La nouvelle Stratégie économique nationale pour les Autochtones au Canada 2022 et son intersection avec la propriété intellectuelle
En juin dernier, le gouvernement fédéral a publié la « Stratégie économique nationale pour les Autochtones au Canada 2022 » (SENAC).
La SENAC s’inspire du rapport de 2015 de la Commission de vérité et de réconciliation (CVT), ainsi que sur la prémisse selon laquelle une pleine réconciliation avec les peuples autochtones est impossible sans réconciliation économique. La Stratégie sert de schéma directeur pour obtenir l’engagement et l’inclusion primordiales des peuples autochtones dans l’économie canadienne, avec comme objectif ultime que les communautés autochtones obtiennent l’autodétermination et la parité socio-économique avec le reste du Canada.

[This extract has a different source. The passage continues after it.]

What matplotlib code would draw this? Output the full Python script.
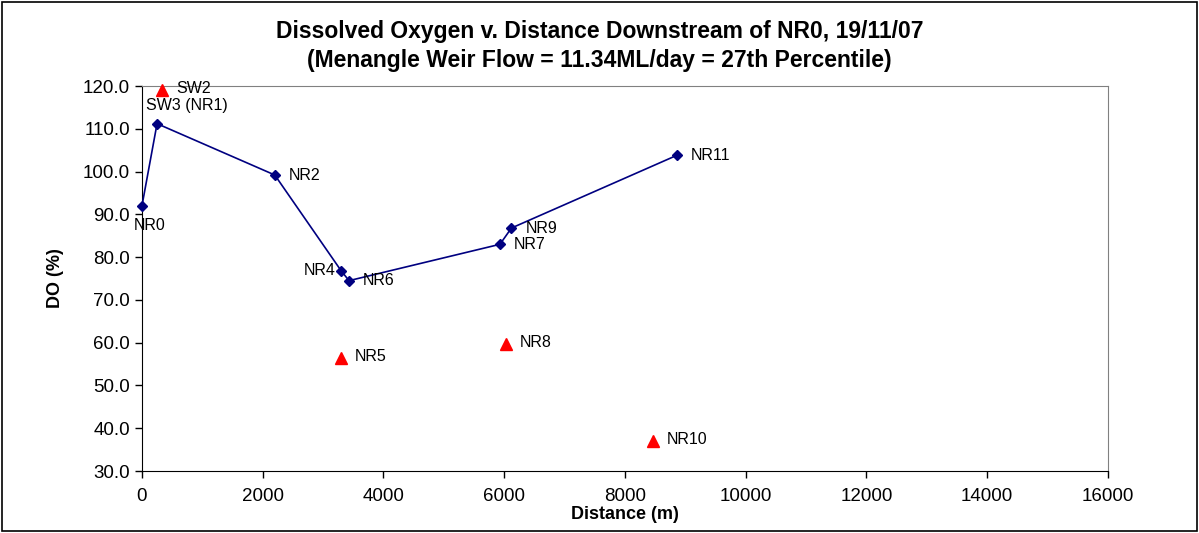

Sans surprise, la SENAC reconnaît que la protection de la propriété intellectuelle est un important aspect de l’économie globale. Toutefois, en vertu du cadre réglementaire actuel, les peuples autochtones ne possèdent peut-être pas les outils nécessaires pour exercer pleinement leurs droits économiques en termes de recherche autochtone et de savoir culturel communautaire. Le rapport précise que :
« Les Premières Nations, les Inuits et les Métis se débattent avec les régimes juridiques existants pour tenir compte de leurs valeurs culturelles uniques. La simple intégration du savoir autochtone dans les systèmes juridiques occidentaux pour la protection de la propriété intellectuelle s’est heurtée à la résistance des gardiens autochtones du savoir qui se disent préoccupés par l’utilisation et la protection appropriées de leur savoir. Nombreux sont ceux qui considèrent les activités de collecte de connaissances comme une autre forme de colonisation et d’exploitation, où ces connaissances peuvent être exposées, utilisées de manière abusive ou contre l’autonomisation des Autochtones. »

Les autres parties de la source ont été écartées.